You may have heard of them;they're Hentors. They're named after Devidip
Hentor who was a very interesting character. He was born some years ago
and grew to amazing lengths. Instead of body hair he grew a kind of green
woolly substance all over his upper torso which resembled a sweater. He was
a brilliant man who could sit in a chair all day and think of a million great
things to do without actually doing them.
 He was an inspiration until his unfortunate accident whilst jogging in three
feet of snow wearing cheap snowboots and light summer cottons. Two models
were built and I'm lucky enough to have them both. One is a "Sportscaster"

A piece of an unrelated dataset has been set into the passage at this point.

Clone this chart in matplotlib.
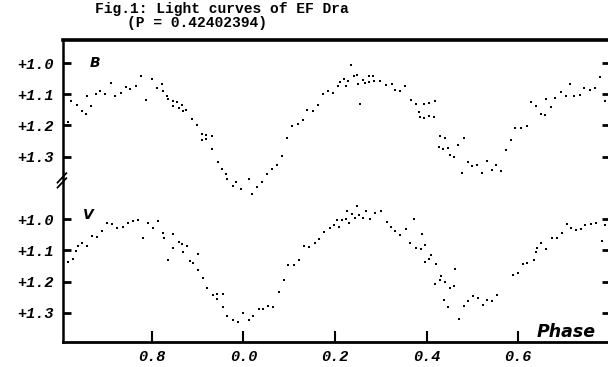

and the other is I'm not going to tell you. (Hey, check Geddy's page and
see if he mentions his Hentor Barbarian bass!)
 Anyway, these guitars look a lot like the guitars I had on the last 47
tours. So much so that if someone was really stupid they'd think they were
different guitars. I also got a new Jimmy Johnson and I haven't seen one
of those in at least eight years.
 Otherwise everything's the same. So, here we go...I use amps! And magic
guitars that have no long black wires;and talk about strings! I have at
least six on all my guitars. I also use expensive boxes with knobs and
lights on them and instructions in more than five languages except English.
I also have these piano-like things but I,m not sure on how to switch
them on. You have to use a special Jack for that. Finally, all the
equipment I use is made in factories.